Kewirausahaan. MTI mengajak
bersinergi dalam usaha dan dagang. MTI memiliki cabang usaha air benOmari dan
Toko BENZEN. Di samping mengoordinir usaha para shantri dan jamaah MTI yang
tersebar di mana pun berada. Asal dia mendaftarkan diri. Maka, MTI melakukan
pengenalan pada segenap jamaah dan publik.
Healing. Dua kali
healing umum dan setiap pagi healing dengan shantri mukim. Adapun yang bersifat
umum. Siapa pun boleh datang. Tidak ada sragam tertentu. Harinya Jum’at.
Waktunya jam 16.30 wibb. Juga, pada hari Sabtu yang dimulai dengan shalat subuh
berjamaah.
Shantri mukim MTI digemblem dengan
sistem HBQC (Human Boarding Quantum & Competency). Selama 24 jam shantri
harus mampu secara mandiri mengatur diri sendiri. Tujuannya, supaya shantri
sesegara mungkin menemukan dirinya sendiri. Sehingga dalam waktu yang relatif
singkat dia sudah melakukan quantumBELIEVING.

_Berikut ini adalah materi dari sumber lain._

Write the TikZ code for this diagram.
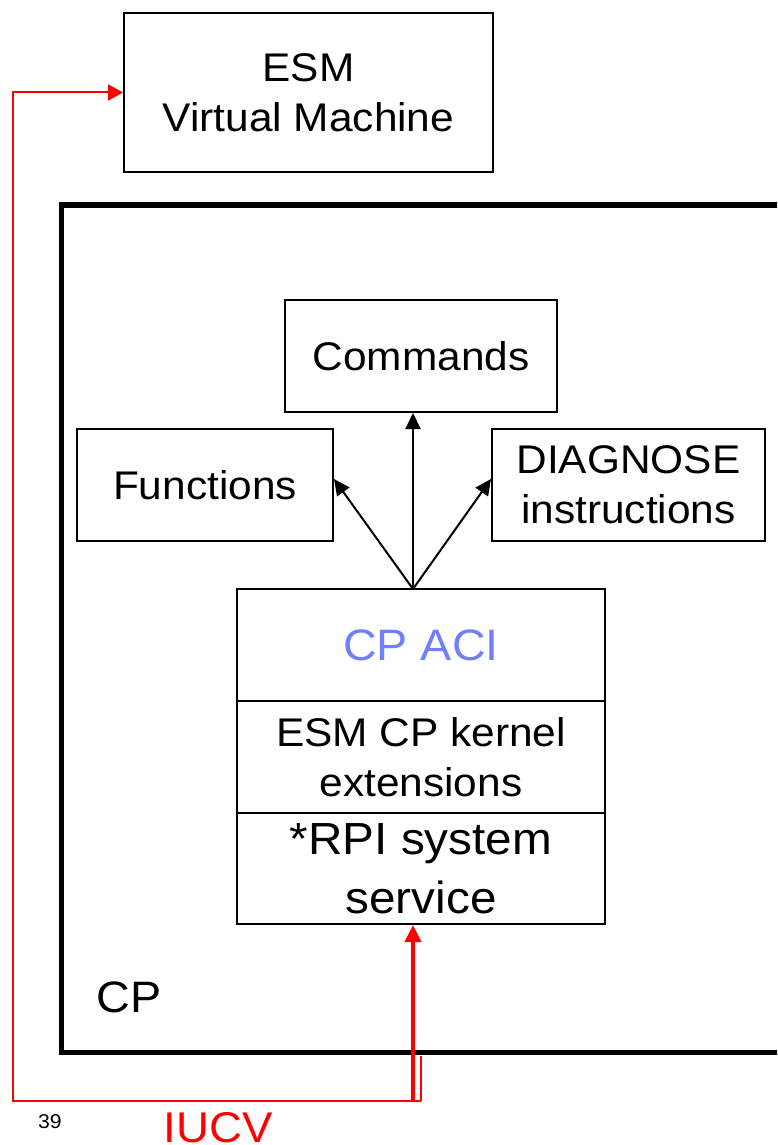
\documentclass[tikz,border=0pt]{standalone}
\usepackage{fontspec}
\setmainfont{Liberation Sans}[FakeStretch=1.06]
\usetikzlibrary{arrows.meta}
\definecolor{aciblue}{RGB}{112,128,250}
\begin{document}
\begin{tikzpicture}[x=1pt,y=-1pt,
  box/.style={draw, line width=2pt, inner sep=0pt, align=center,
    font=\fontsize{40}{50}\selectfont},
  link/.style={line width=2pt, -{Triangle[length=16pt,width=15pt]}},
  iucvline/.style={red, line width=2pt},
]
\clip (0,0) rectangle (777,1145);

% virtual machine
\node[box, minimum width=369pt, minimum height=159pt] (esm) at (308.5,92.5) {ESM\\Virtual Machine};

% CP container (runs off the right edge)
\node[draw, line width=5.3pt, inner sep=0pt, minimum width=760pt, minimum height=847.5pt] (cp) at (441.7,628.75) {};
\node[font=\fontsize{44}{50}\selectfont, anchor=base] (cplabel) at (129,1012) {CP};

% interfaces
\node[box, minimum width=272pt, minimum height=112pt] (cmd) at (421,356) {Commands};
\node[box, minimum width=256pt, minimum height=112pt] (func) at (205,485) {Functions};
\node[box, minimum width=273pt, minimum height=112pt] (diag) at (628.5,485) {DIAGNOSE\\instructions};

% layered stack
\node[box, minimum width=368pt, minimum height=112pt, text=aciblue, font=\fontsize{44}{50}\selectfont] (aci) at (421,645) {CP ACI};
\node[box, minimum width=368pt, minimum height=112pt] (ext) at (421,757) {ESM CP kernel\\extensions};
\node[box, minimum width=368pt, minimum height=111pt, font=\fontsize{45}{59}\selectfont] (rpi) at (421,868.5) {*RPI system\\service};

% fan of arrows from the ACI
\coordinate (fan) at (413,589);
\draw[link] (fan) -- (fan |- cmd.south);
\draw[link] (fan) -- ([yshift=6pt]func.east);
\draw[link] (fan) -- ([yshift=6pt]diag.west);

% IUCV path
\coordinate (tap) at (421,1056);
\coordinate (tapfoot) at (421,1101);
\coordinate (loopfoot) at (13,1101);
\coordinate (iucvbase) at (413,1101);
\draw[red, line width=1.4pt] (tap) -- (tapfoot);
\draw[iucvline, -{Triangle[length=15pt,width=16pt]}] (tapfoot) -- (loopfoot) |- (esm.west);
\draw[red, line width=4pt, -{Triangle[length=17pt,width=16pt]}] (iucvbase) -- (iucvbase |- rpi.south);

\node[text=red, font=\fontsize{43}{50}\selectfont, anchor=base] (iucv) at (218,1142) {IUCV};
\node[font=\fontsize{20}{24}\selectfont, anchor=base] (pg) at (50,1128) {39};
\end{tikzpicture}
\end{document}
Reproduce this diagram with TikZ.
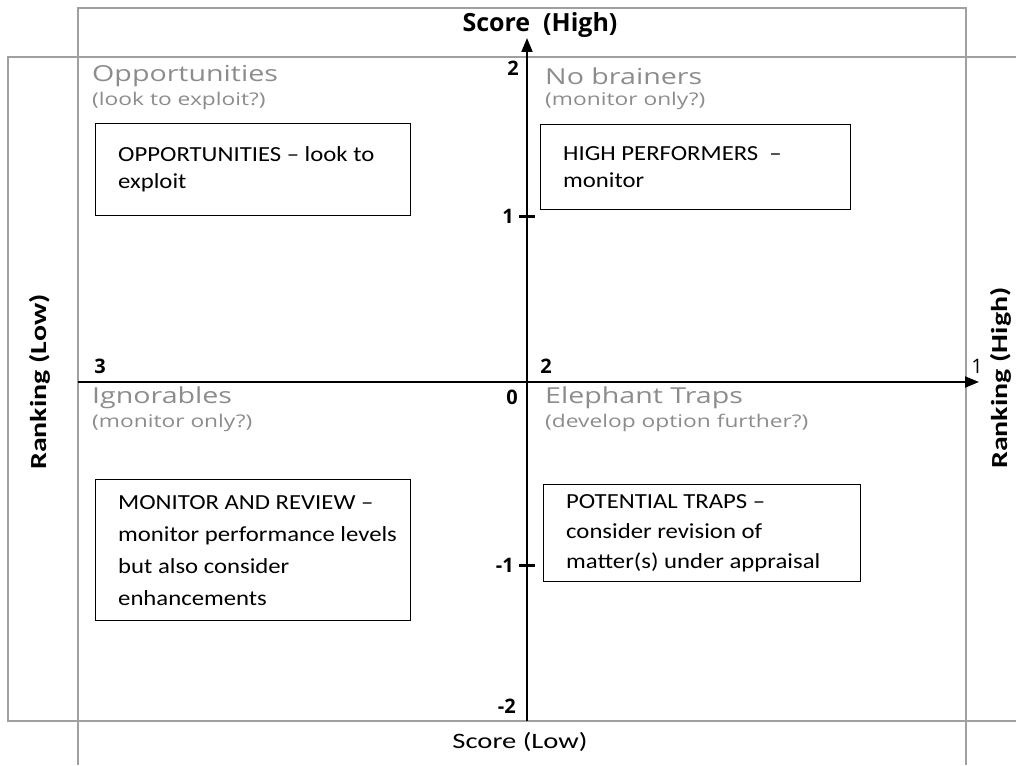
\documentclass[tikz,border=0pt]{standalone}
\usepackage{fontspec}
\setmainfont{Carlito}
\newfontfamily\headfont[FakeStretch=1.3]{Open Sans}
\newfontfamily\boldfont{Open Sans}
\newfontfamily\boxfont[FakeStretch=1.15]{Carlito}
\newfontfamily\widefont[FakeStretch=1.3]{Carlito}
\usetikzlibrary{arrows.meta,positioning}
\definecolor{framegray}{RGB}{160,160,160}
\definecolor{headgray}{RGB}{140,140,140}

\begin{document}
\begin{tikzpicture}[x=1pt,y=-1pt,
  frame/.style={draw=framegray, line width=1.6pt},
  axis/.style={line width=2pt, -{Triangle[length=14pt,width=11pt]}},
  quad/.style={anchor=west, inner sep=0pt, text=headgray, font=\headfont\fontsize{22}{24}\selectfont},
  quadsub/.style={anchor=west, inner sep=0pt, text=headgray, font=\headfont\fontsize{17.5}{20}\selectfont},
  advice/.style={draw, line width=1.4pt, anchor=north west},
  advicetext/.style={anchor=west, align=left, inner sep=0pt, font=\boxfont\fontsize{21.5}{#1}\selectfont},
  ticklbl/.style={inner sep=0pt, font=\boldfont\bfseries\fontsize{20}{20}\selectfont},
  axislbl/.style={inner sep=0pt, font=\widefont\bfseries\fontsize{23}{23}\selectfont}
]
  \useasboundingbox (0,0) rectangle (1016,765);
  % outer frames
  \draw[frame] (78,765) -- (78,8) -- (966,8) -- (966,765);
  \draw[frame] (1016,57) -- (8,57) -- (8,721) -- (1016,721);

  % axes
  \coordinate (ybot) at (527,721);
  \coordinate (ytop) at (527,38);
  \coordinate (xleft) at (78,382);
  \coordinate (xright) at (979,382);
  \draw[axis] (ybot) -- (ytop);
  \draw[axis] (xleft) -- (xright);
  \foreach \y/\l in {216/1, 565/-1} {
    \coordinate (tick\l) at (527,\y);
    \draw[line width=3pt] ([xshift=-8pt]tick\l) -- ([xshift=8pt]tick\l);
    \node[ticklbl, anchor=east] (lbl\l) at ([xshift=-13pt]tick\l) {\l};
  }
  \node[ticklbl, anchor=east] (lbltop) at (519,68) {2};
  \node[ticklbl, anchor=east] (lblzero) at (518,397) {0};
  \node[ticklbl, anchor=east] (lblbot) at (516,706) {-2};
  \node[ticklbl] (rank3) at (100,366) {3};
  \node[ticklbl] (rank2) at (546,366) {2};
  \node[inner sep=0pt, font=\boldfont\fontsize{20}{20}\selectfont] (rank1) at (977,366) {1};

  % axis titles
  \node[inner sep=0pt, font=\boldfont\bfseries\fontsize{25}{25}\selectfont] (scorehigh) at (540,25) {Score\ \ (High)};
  \node[inner sep=0pt, font=\widefont\fontsize{22}{22}\selectfont] (scorelow) at (520,742) {Score (Low)};
  \node[axislbl, rotate=90] (ranklow) at (40,382) {Ranking (Low)};
  \node[axislbl, rotate=90] (rankhigh) at (1001,378) {Ranking (High)};

  % quadrant headings
  \node[quad] (opp) at (92,76) {Opportunities};
  \node[quadsub] (oppsub) at (92,101) {(look to exploit?)};
  \node[quad] (nob) at (545,76) {No brainers};
  \node[quadsub] (nobsub) at (545,101) {(monitor only?)};
  \node[quad] (ign) at (92,398) {Ignorables};
  \node[quadsub] (ignsub) at (92,423) {(monitor only?)};
  \node[quad] (ele) at (545,398) {Elephant Traps};
  \node[quadsub] (elesub) at (545,423) {(develop option further?)};

  % advice boxes
  \node[advice, minimum width=315pt, minimum height=92pt] (oppbox) at (95,123) {};
  \node[advicetext=27] (opptext) at ([xshift=23pt]oppbox.west)
    {OPPORTUNITIES – look to\\exploit};
  \node[advice, minimum width=310pt, minimum height=85pt] (nobbox) at (540,124) {};
  \node[advicetext=27] (nobtext) at ([xshift=23pt]nobbox.west)
    {HIGH PERFORMERS\ \ –\\monitor};
  \node[advice, minimum width=315pt, minimum height=141pt] (ignbox) at (95,479) {};
  \node[advicetext=32] (igntext) at ([xshift=23pt]ignbox.west)
    {MONITOR AND REVIEW –\\monitor performance levels\\but also consider\\enhancements};
  \node[advice, minimum width=317pt, minimum height=97pt] (elebox) at (543,484) {};
  \node[advicetext=30] (eletext) at ([xshift=23pt]elebox.west)
    {POTENTIAL TRAPS –\\consider revision of\\matter(s) under appraisal};
\end{tikzpicture}
\end{document}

PeNUS MTI menekankan pada kuatnya
Pembelajaran Sifat (Character Learning). Sehingga shantri dapat dengan
cepat melakukan akselerasi pada terjadinya Perubahan Perilaku (Behavior
Tranformation). Utamanya perilaku di dalam: Meng-Allah-kan Allah;
Me-manusia-kan Manusia; dan Meng-alam-kan Alam. Sehingga lahir sosok pribadi
shantri unggul masa depan, yakni shantri yang senantiasa: Menomor-satukan
Allah; Jujur; dan Ikhlas (Triangle Force).
Memang tidak mudah untuk mewujudkan
gagasan itu. Tetapi, dengan terus memberikan keteladan dan menjaga kebersihan
(halal-thayyib-barokah) rizeki. Semoga Allah ta’ala menolong kami semua.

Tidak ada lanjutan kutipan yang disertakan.